How does a CMMS help reduce HVAC maintenance costs?
A CMMS reduces HVAC costs through five mechanisms: automated scheduling ensures preventive maintenance happens on time (44% less downtime, 87% fewer defects), cost-per-asset tracking reveals which equipment consumes disproportionate budget, parts inventory management eliminates emergency purchases and overstocking, work order analytics identify patterns (recurring failures, underperforming technicians, cost outliers), and compliance dashboards prove maintenance ROI to leadership with real data. Facilities using CMMS platforms report shifting from 30-40% planned work to 80%+ planned work, which directly captures the 50% cost difference between reactive and preventive strategies documented by the DOE.
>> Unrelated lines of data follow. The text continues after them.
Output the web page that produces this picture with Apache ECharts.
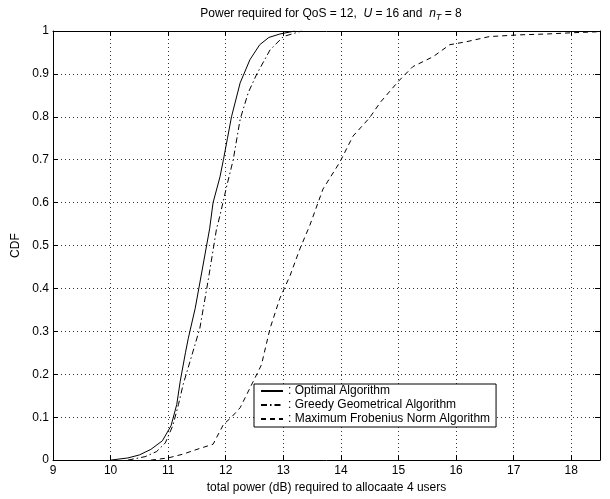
<!DOCTYPE html>
<html>
<head>
<meta charset="utf-8">
<script src="https://cdn.jsdelivr.net/npm/echarts@6/dist/echarts.min.js"></script>
<style>
  html, body { margin: 0; padding: 0; background: #fff; }
  #chart { width: 610px; height: 499px; }
</style>
</head>
<body>
<div id="chart"></div>
<script>
// CDF curves (x = total power in dB, y = CDF)
const optimalX = [10.0, 10.3, 10.5, 10.7, 10.9, 11.05, 11.15, 11.21, 11.3, 11.35, 11.47, 11.6, 11.72, 11.78, 11.9, 11.96, 12.03, 12.1, 12.25, 12.42, 12.59, 12.75, 12.94, 13.2]
const optimalY = [0, 0.005, 0.012, 0.025, 0.045, 0.08, 0.13, 0.184, 0.25, 0.284, 0.354, 0.45, 0.539, 0.6, 0.66, 0.7, 0.75, 0.8, 0.879, 0.933, 0.968, 0.985, 0.993, 1.0]

const greedyX = [10.3, 10.6, 10.8, 10.95, 11.08, 11.18, 11.26, 11.38, 11.55, 11.7, 11.84, 11.9, 12.02, 12.13, 12.25, 12.39, 12.54, 12.77, 13.0, 13.32]
const greedyY = [0, 0.008, 0.02, 0.04, 0.08, 0.13, 0.176, 0.23, 0.307, 0.423, 0.539, 0.57, 0.64, 0.7, 0.794, 0.856, 0.9, 0.956, 0.987, 1.0]

const frobX = [10.7, 11.0, 11.26, 11.5, 11.78, 11.96, 12.1, 12.25, 12.48, 12.62, 12.77, 12.94, 13.12, 13.29, 13.46, 13.69, 13.98, 14.21, 14.5, 14.68, 15.0, 15.25, 15.6, 15.89, 16.18, 16.58, 17.1, 17.57, 18.03, 18.43, 18.5]
const frobY = [0, 0.005, 0.014, 0.025, 0.037, 0.083, 0.1, 0.122, 0.184, 0.222, 0.307, 0.377, 0.431, 0.493, 0.547, 0.632, 0.694, 0.755, 0.798, 0.833, 0.883, 0.917, 0.94, 0.968, 0.975, 0.987, 0.991, 0.993, 0.996, 0.998, 1.0]

const seriesNames = ['Optimal Algorithm', 'Greedy Geometrical Algorithm', 'Maximum Frobenius Norm Algorithm']

const pairs = (xs, ys) => xs.map((x, i) => [x, ys[i]])

const font = 'Liberation Sans, Arial, Helvetica, sans-serif'
const black = '#000'

let mycharts = echarts.init(document.getElementById('chart'))
let option = {
  animation: false,
  backgroundColor: '#fff',
  textStyle: { fontFamily: font },
  title: {
    text: 'Power required for QoS = 12,  {i|U} = 16 and  {i|n}{sub|T} = 8',
    left: 326,
    textAlign: 'center',
    top: 1,
    textStyle: {
      fontSize: 12,
      fontWeight: 'normal',
      color: black,
      fontFamily: font,
      rich: {
        i: { fontStyle: 'italic', fontSize: 12, fontFamily: font, color: black },
        sub: { fontStyle: 'italic', fontSize: 9, fontFamily: font, color: black, verticalAlign: 'bottom', padding: [7, 0, 0, 0] }
      }
    }
  },
  grid: { left: 53, right: 10, top: 31, bottom: 36, containLabel: false },
  legend: {
    orient: 'vertical',
    left: 254,
    top: 384,
    padding: [1, 6, 2, 6],
    itemGap: 2,
    itemWidth: 22,
    itemHeight: 12,
    borderColor: black,
    borderWidth: 1,
    backgroundColor: '#fff',
    data: seriesNames,
    formatter: name => ': ' + name,
    itemStyle: { opacity: 0, borderWidth: 0 },
    textStyle: { fontSize: 12, color: black, fontFamily: font }
  },
  xAxis: [
    {
      type: 'value',
      min: 9,
      max: 18.5,
      interval: 1,
      name: 'total power (dB) required to allocaate 4 users',
      nameLocation: 'middle',
      nameGap: 20,
      nameTextStyle: { fontSize: 12, color: black, fontFamily: font },
      axisLine: { show: true, onZero: false, lineStyle: { color: black, width: 1 } },
      axisTick: { inside: true, length: 5, lineStyle: { color: black } },
      axisLabel: { fontSize: 12, color: black, margin: 5, showMaxLabel: false, fontFamily: font },
      splitLine: { show: true, lineStyle: { color: '#333', type: [1, 3], width: 1 } }
    },
    {
      type: 'value',
      position: 'top',
      min: 9,
      max: 18.5,
      interval: 1,
      axisLine: { show: true, onZero: false, lineStyle: { color: black, width: 1 } },
      axisTick: { inside: true, length: 5, lineStyle: { color: black } },
      axisLabel: { show: false },
      splitLine: { show: false }
    }
  ],
  yAxis: [
    {
      type: 'value',
      min: 0,
      max: 1,
      interval: 0.1,
      name: 'CDF',
      nameLocation: 'middle',
      nameGap: 24,
      nameTextStyle: { fontSize: 12, color: black, fontFamily: font },
      axisLine: { show: true, onZero: false, lineStyle: { color: black, width: 1 } },
      axisTick: { inside: true, length: 5, lineStyle: { color: black } },
      axisLabel: { fontSize: 12, color: black, margin: 4, fontFamily: font, formatter: v => (v === 0 || v === 1) ? String(v) : v.toFixed(1) },
      splitLine: { show: true, lineStyle: { color: '#333', type: [1, 3], width: 1 } }
    },
    {
      type: 'value',
      position: 'right',
      min: 0,
      max: 1,
      interval: 0.1,
      axisLine: { show: true, onZero: false, lineStyle: { color: black, width: 1 } },
      axisTick: { inside: true, length: 5, lineStyle: { color: black } },
      axisLabel: { show: false },
      splitLine: { show: false }
    }
  ],
  series: [
    {
      name: seriesNames[0],
      type: 'line',
      data: pairs(optimalX, optimalY),
      symbol: 'none',
      lineStyle: { color: black, width: 1, type: 'solid' },
      itemStyle: { color: black }
    },
    {
      name: seriesNames[1],
      type: 'line',
      data: pairs(greedyX, greedyY),
      symbol: 'none',
      lineStyle: { color: black, width: 1, type: [6, 3, 1.5, 3] },
      itemStyle: { color: black }
    },
    {
      name: seriesNames[2],
      type: 'line',
      data: pairs(frobX, frobY),
      symbol: 'none',
      lineStyle: { color: black, width: 1, type: [5, 4] },
      itemStyle: { color: black }
    }
  ]
}
mycharts.setOption(option)
window.addEventListener('resize', function() {
  mycharts.resize()
})
</script>
</body>
</html>
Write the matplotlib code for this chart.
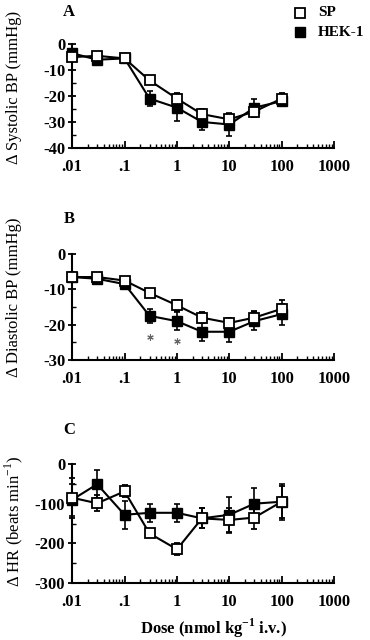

What is the ROI timeline for HVAC preventive maintenance programs?
Most facilities achieve positive ROI within 3-12 months depending on current maintenance maturity. A single prevented emergency breakdown — avoiding the $4,000-$8,000 combination of emergency repairs and lost productivity — can justify an entire year's preventive maintenance investment. Monthly energy savings from clean filters and calibrated controls compound from the first service. Within 12-24 months, the planned-to-reactive ratio shift produces measurable cost reductions visible in maintenance budgets. Within 3-5 years, extended equipment life begins deferring capital expenditures. Jones Lang LaSalle research documents up to 545% ROI from comprehensive preventive maintenance programs over their lifecycle.